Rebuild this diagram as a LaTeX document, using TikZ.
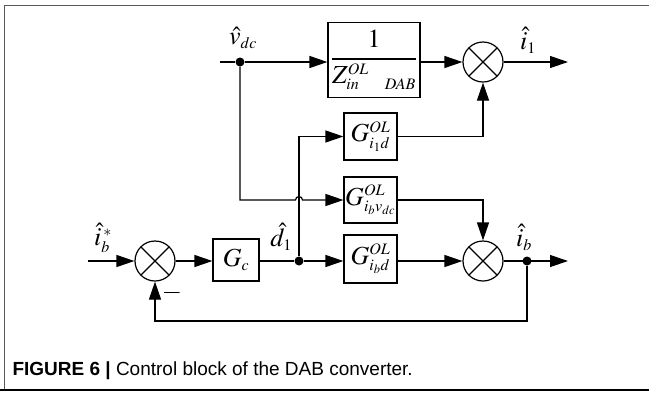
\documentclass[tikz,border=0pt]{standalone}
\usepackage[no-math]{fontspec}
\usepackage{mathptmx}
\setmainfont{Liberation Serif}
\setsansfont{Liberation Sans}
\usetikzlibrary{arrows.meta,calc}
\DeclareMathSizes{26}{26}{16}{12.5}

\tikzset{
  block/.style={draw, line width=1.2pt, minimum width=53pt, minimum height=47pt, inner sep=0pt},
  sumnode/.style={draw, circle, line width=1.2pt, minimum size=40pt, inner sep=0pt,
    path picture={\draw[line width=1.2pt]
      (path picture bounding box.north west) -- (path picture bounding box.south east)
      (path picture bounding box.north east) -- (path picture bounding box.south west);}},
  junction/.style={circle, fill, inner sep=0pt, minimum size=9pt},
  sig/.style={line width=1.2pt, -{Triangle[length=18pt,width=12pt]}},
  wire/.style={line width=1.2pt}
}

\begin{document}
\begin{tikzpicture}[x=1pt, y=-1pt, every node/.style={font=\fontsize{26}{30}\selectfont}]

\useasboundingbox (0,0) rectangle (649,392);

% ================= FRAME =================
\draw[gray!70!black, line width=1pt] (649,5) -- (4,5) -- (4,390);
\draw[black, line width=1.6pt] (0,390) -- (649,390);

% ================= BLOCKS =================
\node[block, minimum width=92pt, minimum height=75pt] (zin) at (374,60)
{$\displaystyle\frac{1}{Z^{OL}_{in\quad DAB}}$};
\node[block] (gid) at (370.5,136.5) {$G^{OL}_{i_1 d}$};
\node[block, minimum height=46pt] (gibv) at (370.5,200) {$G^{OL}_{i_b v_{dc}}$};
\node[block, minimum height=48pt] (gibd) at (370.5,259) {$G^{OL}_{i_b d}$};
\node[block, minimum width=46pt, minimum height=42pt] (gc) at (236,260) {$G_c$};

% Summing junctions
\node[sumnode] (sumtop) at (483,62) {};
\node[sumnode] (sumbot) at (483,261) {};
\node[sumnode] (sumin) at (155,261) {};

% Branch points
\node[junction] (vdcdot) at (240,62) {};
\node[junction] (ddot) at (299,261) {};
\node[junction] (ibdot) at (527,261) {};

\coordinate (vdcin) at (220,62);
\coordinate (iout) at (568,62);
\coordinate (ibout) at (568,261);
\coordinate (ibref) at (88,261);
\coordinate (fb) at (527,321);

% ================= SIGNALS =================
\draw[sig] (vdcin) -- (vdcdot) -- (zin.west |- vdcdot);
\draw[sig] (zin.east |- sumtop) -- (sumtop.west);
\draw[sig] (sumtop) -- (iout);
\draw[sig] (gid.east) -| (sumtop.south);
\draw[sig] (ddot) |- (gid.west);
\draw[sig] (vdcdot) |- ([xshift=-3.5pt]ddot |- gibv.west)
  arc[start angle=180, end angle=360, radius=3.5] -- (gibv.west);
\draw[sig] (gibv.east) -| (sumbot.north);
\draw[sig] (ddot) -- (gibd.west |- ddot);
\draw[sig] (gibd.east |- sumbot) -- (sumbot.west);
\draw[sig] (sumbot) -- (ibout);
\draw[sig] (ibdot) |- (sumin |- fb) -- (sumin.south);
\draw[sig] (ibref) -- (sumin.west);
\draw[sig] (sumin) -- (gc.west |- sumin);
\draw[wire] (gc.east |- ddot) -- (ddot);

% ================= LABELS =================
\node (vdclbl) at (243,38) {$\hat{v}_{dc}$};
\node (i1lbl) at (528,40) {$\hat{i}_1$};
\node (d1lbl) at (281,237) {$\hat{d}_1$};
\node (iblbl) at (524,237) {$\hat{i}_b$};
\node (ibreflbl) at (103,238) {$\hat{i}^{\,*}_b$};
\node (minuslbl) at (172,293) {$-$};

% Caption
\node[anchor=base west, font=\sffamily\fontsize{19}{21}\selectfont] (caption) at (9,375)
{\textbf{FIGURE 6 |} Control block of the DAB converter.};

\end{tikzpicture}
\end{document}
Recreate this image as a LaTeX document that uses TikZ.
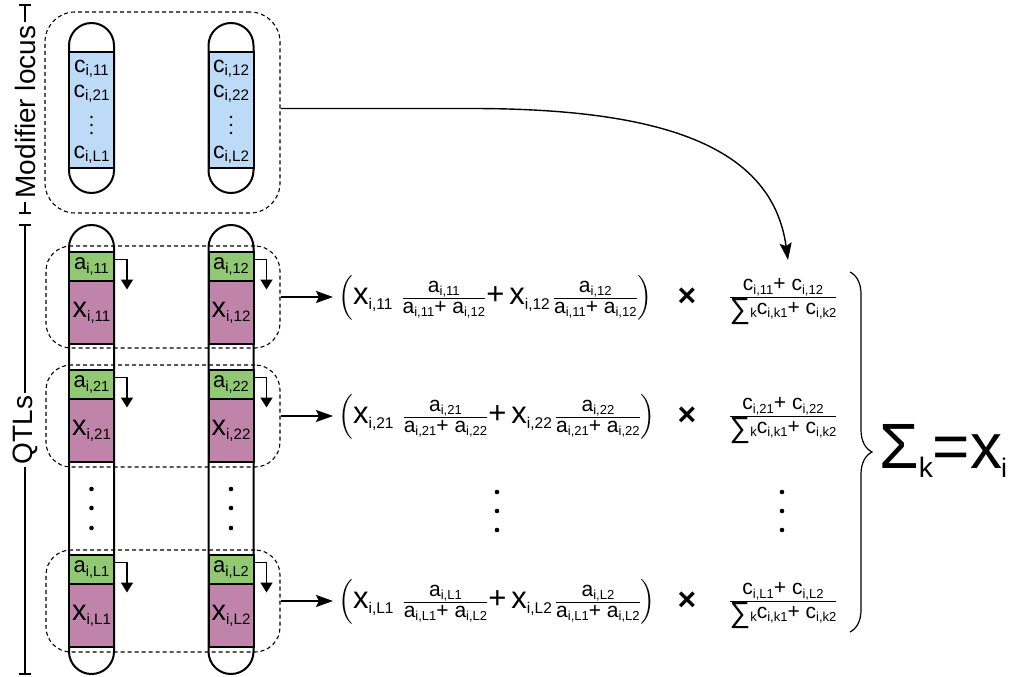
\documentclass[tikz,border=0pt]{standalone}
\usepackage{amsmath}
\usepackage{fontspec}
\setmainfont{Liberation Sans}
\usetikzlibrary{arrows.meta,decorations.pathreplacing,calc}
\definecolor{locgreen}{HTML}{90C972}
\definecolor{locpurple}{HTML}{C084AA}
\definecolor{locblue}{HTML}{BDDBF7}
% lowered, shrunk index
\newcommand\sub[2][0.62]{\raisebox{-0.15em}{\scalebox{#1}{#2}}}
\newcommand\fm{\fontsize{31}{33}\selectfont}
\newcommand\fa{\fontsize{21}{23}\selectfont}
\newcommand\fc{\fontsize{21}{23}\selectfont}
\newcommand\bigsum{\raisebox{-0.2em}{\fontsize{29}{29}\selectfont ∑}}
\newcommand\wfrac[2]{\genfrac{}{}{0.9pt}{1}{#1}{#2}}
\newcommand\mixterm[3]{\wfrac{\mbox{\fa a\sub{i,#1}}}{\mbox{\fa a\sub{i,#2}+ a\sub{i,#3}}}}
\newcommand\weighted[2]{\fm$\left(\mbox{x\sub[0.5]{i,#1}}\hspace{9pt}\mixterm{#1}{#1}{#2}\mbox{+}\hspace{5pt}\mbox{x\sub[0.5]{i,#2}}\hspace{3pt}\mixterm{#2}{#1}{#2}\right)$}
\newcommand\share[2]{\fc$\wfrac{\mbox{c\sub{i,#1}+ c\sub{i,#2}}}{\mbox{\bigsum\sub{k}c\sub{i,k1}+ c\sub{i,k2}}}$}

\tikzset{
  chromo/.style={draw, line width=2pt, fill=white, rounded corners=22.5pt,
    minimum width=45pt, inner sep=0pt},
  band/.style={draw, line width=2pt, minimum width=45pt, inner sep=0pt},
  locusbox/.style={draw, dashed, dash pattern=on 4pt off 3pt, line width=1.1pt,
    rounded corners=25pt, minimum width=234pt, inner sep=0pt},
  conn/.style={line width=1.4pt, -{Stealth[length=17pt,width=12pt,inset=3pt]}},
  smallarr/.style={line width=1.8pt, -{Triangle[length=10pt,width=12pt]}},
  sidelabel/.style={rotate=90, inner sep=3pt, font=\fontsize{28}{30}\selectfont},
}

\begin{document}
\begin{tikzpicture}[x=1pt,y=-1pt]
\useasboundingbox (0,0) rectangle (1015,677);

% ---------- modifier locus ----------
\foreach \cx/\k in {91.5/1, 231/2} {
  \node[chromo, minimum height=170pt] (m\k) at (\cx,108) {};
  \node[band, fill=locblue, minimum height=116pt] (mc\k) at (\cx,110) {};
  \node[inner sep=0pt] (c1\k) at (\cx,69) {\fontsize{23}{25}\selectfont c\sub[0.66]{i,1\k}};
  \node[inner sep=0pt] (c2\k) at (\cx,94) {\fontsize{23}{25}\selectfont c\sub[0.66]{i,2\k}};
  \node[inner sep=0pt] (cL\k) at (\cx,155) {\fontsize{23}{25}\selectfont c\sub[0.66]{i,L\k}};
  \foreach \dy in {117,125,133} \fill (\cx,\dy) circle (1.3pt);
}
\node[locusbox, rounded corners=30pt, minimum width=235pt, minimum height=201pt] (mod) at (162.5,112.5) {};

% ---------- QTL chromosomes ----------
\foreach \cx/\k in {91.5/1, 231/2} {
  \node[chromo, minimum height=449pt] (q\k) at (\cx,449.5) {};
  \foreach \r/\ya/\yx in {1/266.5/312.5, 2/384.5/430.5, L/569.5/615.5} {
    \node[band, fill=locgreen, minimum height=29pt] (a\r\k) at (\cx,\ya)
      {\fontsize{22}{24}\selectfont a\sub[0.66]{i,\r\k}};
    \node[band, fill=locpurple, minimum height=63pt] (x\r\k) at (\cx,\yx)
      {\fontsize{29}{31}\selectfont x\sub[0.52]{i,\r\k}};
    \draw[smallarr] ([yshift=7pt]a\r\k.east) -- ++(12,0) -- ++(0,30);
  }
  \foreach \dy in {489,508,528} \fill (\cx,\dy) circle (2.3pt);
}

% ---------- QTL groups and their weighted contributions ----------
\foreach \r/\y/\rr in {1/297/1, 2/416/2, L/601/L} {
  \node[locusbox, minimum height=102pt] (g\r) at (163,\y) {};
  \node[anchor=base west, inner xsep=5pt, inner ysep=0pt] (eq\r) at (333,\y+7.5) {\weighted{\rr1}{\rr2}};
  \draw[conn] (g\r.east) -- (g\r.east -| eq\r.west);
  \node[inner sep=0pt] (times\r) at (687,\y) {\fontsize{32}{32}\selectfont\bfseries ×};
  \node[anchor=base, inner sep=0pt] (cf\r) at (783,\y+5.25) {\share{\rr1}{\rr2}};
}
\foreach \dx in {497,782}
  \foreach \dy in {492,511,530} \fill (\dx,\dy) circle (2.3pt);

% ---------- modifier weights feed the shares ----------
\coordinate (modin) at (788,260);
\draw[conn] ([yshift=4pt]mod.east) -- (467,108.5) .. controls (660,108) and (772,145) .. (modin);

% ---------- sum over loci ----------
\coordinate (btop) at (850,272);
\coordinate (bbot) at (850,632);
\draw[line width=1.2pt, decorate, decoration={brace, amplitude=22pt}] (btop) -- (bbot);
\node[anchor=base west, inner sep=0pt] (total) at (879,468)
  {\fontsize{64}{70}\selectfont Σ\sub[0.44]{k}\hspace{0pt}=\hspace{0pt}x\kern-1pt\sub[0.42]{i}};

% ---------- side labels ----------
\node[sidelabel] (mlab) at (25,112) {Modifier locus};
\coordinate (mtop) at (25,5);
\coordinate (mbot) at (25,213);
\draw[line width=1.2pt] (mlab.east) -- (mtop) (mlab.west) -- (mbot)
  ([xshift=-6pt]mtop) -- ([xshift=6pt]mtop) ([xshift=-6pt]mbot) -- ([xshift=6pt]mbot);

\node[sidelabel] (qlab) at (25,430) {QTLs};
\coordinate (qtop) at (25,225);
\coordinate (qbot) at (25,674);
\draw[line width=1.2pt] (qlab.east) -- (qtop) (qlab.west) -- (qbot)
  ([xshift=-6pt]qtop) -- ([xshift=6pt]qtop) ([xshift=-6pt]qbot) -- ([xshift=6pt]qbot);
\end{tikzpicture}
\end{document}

* _Work instructions_
Please quote exactly the run of lines that starts the entries and ends at the line containing "(sumin) at (155,261)", leaving out every picture.

* _Answer to the task_
Rebuild this diagram as a LaTeX document, using TikZ.
\documentclass[tikz,border=0pt]{standalone}
\usepackage[no-math]{fontspec}
\usepackage{mathptmx}
\setmainfont{Liberation Serif}
\setsansfont{Liberation Sans}
\usetikzlibrary{arrows.meta,calc}
\DeclareMathSizes{26}{26}{16}{12.5}

\tikzset{
  block/.style={draw, line width=1.2pt, minimum width=53pt, minimum height=47pt, inner sep=0pt},
  sumnode/.style={draw, circle, line width=1.2pt, minimum size=40pt, inner sep=0pt,
    path picture={\draw[line width=1.2pt]
      (path picture bounding box.north west) -- (path picture bounding box.south east)
      (path picture bounding box.north east) -- (path picture bounding box.south west);}},
  junction/.style={circle, fill, inner sep=0pt, minimum size=9pt},
  sig/.style={line width=1.2pt, -{Triangle[length=18pt,width=12pt]}},
  wire/.style={line width=1.2pt}
}

\begin{document}
\begin{tikzpicture}[x=1pt, y=-1pt, every node/.style={font=\fontsize{26}{30}\selectfont}]

\useasboundingbox (0,0) rectangle (649,392);

% ================= FRAME =================
\draw[gray!70!black, line width=1pt] (649,5) -- (4,5) -- (4,390);
\draw[black, line width=1.6pt] (0,390) -- (649,390);

% ================= BLOCKS =================
\node[block, minimum width=92pt, minimum height=75pt] (zin) at (374,60)
{$\displaystyle\frac{1}{Z^{OL}_{in\quad DAB}}$};
\node[block] (gid) at (370.5,136.5) {$G^{OL}_{i_1 d}$};
\node[block, minimum height=46pt] (gibv) at (370.5,200) {$G^{OL}_{i_b v_{dc}}$};
\node[block, minimum height=48pt] (gibd) at (370.5,259) {$G^{OL}_{i_b d}$};
\node[block, minimum width=46pt, minimum height=42pt] (gc) at (236,260) {$G_c$};

% Summing junctions
\node[sumnode] (sumtop) at (483,62) {};
\node[sumnode] (sumbot) at (483,261) {};
\node[sumnode] (sumin) at (155,261) {};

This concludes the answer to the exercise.